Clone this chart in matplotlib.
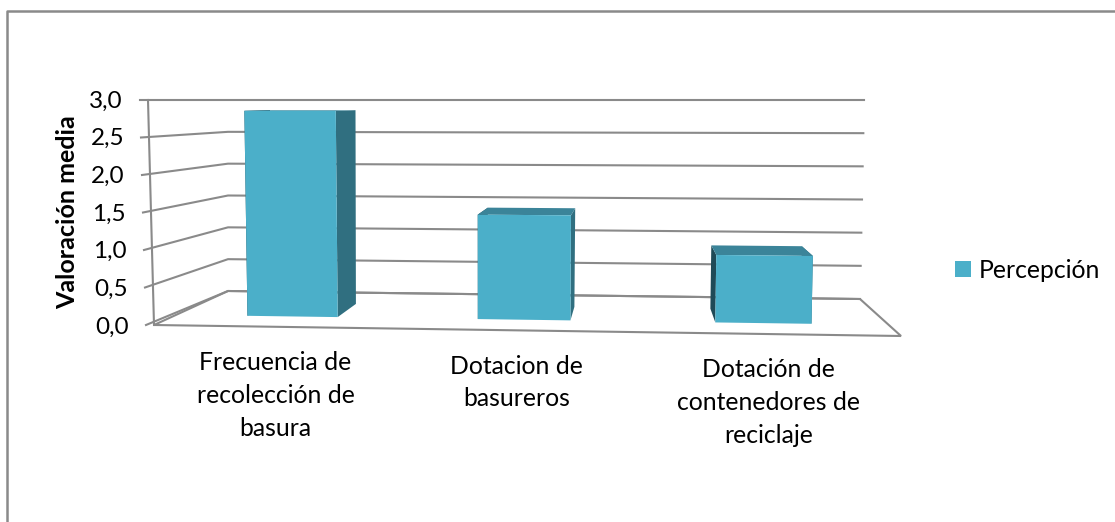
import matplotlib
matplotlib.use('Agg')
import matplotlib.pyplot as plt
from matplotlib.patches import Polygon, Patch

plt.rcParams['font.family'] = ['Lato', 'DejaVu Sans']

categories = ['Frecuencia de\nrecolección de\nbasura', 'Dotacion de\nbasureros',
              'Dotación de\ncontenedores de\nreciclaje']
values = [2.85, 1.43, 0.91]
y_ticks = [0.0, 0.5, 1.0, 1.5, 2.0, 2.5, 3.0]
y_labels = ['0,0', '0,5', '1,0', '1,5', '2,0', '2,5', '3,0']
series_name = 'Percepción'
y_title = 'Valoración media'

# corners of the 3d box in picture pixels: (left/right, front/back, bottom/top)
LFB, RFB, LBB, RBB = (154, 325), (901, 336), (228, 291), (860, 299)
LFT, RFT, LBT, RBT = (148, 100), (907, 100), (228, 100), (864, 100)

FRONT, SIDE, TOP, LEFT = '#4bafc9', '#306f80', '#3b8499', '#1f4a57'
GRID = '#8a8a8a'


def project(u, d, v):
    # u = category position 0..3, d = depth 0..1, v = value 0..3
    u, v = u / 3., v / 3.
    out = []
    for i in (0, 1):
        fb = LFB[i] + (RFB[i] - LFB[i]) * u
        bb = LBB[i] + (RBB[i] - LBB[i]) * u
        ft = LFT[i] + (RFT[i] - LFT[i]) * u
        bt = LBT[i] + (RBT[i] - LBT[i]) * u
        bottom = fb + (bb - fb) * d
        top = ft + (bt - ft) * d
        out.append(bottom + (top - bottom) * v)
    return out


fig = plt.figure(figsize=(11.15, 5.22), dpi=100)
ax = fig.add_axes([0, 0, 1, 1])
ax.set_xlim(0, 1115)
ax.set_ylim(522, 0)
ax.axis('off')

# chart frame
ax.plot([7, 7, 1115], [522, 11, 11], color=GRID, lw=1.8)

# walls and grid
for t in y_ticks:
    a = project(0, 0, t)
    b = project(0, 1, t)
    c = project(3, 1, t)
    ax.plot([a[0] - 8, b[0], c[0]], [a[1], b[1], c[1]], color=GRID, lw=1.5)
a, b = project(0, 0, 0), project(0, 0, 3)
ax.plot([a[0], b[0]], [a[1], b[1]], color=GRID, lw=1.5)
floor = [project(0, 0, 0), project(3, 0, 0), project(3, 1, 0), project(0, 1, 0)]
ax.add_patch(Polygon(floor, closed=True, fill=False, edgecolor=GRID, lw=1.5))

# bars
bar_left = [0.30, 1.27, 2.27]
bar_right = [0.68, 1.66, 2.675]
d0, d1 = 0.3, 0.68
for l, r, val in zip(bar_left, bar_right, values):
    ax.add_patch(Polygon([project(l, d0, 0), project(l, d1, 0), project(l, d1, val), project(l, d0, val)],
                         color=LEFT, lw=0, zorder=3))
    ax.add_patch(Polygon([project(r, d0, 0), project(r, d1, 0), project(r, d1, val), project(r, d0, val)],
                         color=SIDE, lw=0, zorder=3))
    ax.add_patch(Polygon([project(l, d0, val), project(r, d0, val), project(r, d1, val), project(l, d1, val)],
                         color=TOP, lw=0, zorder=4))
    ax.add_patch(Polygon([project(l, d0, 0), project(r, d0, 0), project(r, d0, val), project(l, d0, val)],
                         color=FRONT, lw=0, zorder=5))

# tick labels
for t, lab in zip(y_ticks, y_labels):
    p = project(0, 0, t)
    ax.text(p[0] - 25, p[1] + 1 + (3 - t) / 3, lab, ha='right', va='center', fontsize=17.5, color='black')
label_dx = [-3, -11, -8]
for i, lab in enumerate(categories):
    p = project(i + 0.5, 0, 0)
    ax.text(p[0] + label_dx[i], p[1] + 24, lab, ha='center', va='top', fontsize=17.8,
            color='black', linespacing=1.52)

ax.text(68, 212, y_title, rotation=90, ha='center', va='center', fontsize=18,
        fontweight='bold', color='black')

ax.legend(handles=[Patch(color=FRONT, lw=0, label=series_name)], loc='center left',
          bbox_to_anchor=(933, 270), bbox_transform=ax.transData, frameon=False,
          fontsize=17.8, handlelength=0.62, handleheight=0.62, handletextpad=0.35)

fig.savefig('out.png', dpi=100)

* * *

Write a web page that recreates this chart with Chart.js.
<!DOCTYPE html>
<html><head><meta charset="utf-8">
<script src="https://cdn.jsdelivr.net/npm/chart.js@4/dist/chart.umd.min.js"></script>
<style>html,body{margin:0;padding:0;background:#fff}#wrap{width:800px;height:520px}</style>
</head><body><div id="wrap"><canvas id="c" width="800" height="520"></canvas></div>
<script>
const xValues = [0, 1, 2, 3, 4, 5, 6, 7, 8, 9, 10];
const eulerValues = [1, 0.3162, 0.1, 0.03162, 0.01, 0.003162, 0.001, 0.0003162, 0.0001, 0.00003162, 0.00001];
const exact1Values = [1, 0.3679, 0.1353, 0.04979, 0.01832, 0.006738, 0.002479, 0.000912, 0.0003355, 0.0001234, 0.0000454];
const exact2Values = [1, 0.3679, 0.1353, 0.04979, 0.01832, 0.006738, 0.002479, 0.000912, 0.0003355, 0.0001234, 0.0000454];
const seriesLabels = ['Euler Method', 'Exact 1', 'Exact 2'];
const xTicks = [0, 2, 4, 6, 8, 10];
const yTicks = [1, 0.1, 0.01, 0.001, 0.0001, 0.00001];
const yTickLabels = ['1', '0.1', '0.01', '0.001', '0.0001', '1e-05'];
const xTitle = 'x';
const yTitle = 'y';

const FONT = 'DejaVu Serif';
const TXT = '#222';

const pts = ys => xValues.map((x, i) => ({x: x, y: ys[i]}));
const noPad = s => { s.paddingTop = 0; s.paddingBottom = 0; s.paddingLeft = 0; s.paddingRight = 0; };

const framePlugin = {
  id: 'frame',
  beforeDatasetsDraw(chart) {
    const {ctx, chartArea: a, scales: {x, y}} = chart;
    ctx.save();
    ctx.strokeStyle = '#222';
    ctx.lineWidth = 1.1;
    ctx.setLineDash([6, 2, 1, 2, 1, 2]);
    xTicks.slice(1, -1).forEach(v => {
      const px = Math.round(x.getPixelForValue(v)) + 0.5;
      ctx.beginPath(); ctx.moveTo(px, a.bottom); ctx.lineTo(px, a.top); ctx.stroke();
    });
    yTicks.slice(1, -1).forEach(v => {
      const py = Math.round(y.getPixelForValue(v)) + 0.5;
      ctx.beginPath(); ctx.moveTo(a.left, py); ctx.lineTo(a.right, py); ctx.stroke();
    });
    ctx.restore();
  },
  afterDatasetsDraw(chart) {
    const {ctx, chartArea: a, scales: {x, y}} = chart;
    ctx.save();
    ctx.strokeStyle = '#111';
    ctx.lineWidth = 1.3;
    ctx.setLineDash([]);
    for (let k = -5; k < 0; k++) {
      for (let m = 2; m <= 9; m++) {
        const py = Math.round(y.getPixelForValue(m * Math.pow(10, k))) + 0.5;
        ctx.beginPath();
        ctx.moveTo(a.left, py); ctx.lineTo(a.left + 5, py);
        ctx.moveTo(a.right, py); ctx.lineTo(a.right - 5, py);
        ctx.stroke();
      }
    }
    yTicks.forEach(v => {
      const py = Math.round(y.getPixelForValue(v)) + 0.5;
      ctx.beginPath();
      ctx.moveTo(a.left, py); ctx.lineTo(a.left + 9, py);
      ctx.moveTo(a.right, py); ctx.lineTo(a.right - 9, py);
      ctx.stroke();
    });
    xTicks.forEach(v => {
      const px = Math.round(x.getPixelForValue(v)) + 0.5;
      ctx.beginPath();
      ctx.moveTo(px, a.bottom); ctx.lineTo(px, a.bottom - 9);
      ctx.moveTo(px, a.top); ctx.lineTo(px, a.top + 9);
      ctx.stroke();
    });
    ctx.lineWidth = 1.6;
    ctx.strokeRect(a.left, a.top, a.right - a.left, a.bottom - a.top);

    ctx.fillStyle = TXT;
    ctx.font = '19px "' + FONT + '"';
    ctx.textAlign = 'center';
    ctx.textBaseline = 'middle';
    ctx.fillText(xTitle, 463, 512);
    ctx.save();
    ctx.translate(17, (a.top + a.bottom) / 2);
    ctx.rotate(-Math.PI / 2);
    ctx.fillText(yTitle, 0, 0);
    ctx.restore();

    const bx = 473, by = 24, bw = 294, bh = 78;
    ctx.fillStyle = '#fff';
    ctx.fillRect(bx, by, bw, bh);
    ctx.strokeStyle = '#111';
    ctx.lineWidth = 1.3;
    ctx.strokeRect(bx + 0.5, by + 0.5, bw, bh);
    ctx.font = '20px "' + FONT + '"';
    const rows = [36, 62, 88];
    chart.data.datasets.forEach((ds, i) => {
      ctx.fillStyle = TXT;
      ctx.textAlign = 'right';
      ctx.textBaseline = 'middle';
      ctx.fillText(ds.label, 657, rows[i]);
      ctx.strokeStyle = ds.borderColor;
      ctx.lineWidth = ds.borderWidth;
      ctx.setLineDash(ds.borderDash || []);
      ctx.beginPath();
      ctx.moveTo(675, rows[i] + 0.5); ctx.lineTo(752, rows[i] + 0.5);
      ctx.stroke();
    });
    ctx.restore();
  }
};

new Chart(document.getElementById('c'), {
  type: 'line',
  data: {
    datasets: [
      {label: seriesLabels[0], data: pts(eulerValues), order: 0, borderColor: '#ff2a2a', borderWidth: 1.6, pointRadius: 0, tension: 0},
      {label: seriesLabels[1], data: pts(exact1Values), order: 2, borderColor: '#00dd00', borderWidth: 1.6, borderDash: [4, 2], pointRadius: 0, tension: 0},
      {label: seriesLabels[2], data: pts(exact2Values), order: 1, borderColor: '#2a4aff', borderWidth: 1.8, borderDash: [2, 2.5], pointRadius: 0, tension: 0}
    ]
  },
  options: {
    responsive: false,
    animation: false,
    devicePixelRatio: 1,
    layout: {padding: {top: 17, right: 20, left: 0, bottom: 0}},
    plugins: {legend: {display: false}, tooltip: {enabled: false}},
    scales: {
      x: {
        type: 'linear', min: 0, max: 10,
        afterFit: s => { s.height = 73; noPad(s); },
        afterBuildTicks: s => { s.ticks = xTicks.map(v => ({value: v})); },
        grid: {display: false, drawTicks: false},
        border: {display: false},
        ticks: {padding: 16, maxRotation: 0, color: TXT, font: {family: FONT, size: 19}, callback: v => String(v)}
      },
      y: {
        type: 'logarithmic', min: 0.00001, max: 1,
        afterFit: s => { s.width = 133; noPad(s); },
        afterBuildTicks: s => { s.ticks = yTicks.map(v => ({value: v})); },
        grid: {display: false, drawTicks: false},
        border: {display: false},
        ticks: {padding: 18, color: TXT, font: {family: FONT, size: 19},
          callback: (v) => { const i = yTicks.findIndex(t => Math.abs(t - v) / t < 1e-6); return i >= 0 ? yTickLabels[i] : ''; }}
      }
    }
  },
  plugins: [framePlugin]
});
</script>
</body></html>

### Exercise task
Using the listing above, repeat word for word each line from the one with "Clone this chart in matplotlib." down to the one with "ax.plot([7, 7, 1115], [522, 11, 11], color=GRID, lw=1.8)", both included. Omit all pictures.

### Final answer
Clone this chart in matplotlib.
import matplotlib
matplotlib.use('Agg')
import matplotlib.pyplot as plt
from matplotlib.patches import Polygon, Patch

plt.rcParams['font.family'] = ['Lato', 'DejaVu Sans']

categories = ['Frecuencia de\nrecolección de\nbasura', 'Dotacion de\nbasureros',
              'Dotación de\ncontenedores de\nreciclaje']
values = [2.85, 1.43, 0.91]
y_ticks = [0.0, 0.5, 1.0, 1.5, 2.0, 2.5, 3.0]
y_labels = ['0,0', '0,5', '1,0', '1,5', '2,0', '2,5', '3,0']
series_name = 'Percepción'
y_title = 'Valoración media'

# corners of the 3d box in picture pixels: (left/right, front/back, bottom/top)
LFB, RFB, LBB, RBB = (154, 325), (901, 336), (228, 291), (860, 299)
LFT, RFT, LBT, RBT = (148, 100), (907, 100), (228, 100), (864, 100)

FRONT, SIDE, TOP, LEFT = '#4bafc9', '#306f80', '#3b8499', '#1f4a57'
GRID = '#8a8a8a'


def project(u, d, v):
    # u = category position 0..3, d = depth 0..1, v = value 0..3
    u, v = u / 3., v / 3.
    out = []
    for i in (0, 1):
        fb = LFB[i] + (RFB[i] - LFB[i]) * u
        bb = LBB[i] + (RBB[i] - LBB[i]) * u
        ft = LFT[i] + (RFT[i] - LFT[i]) * u
        bt = LBT[i] + (RBT[i] - LBT[i]) * u
        bottom = fb + (bb - fb) * d
        top = ft + (bt - ft) * d
        out.append(bottom + (top - bottom) * v)
    return out


fig = plt.figure(figsize=(11.15, 5.22), dpi=100)
ax = fig.add_axes([0, 0, 1, 1])
ax.set_xlim(0, 1115)
ax.set_ylim(522, 0)
ax.axis('off')

# chart frame
ax.plot([7, 7, 1115], [522, 11, 11], color=GRID, lw=1.8)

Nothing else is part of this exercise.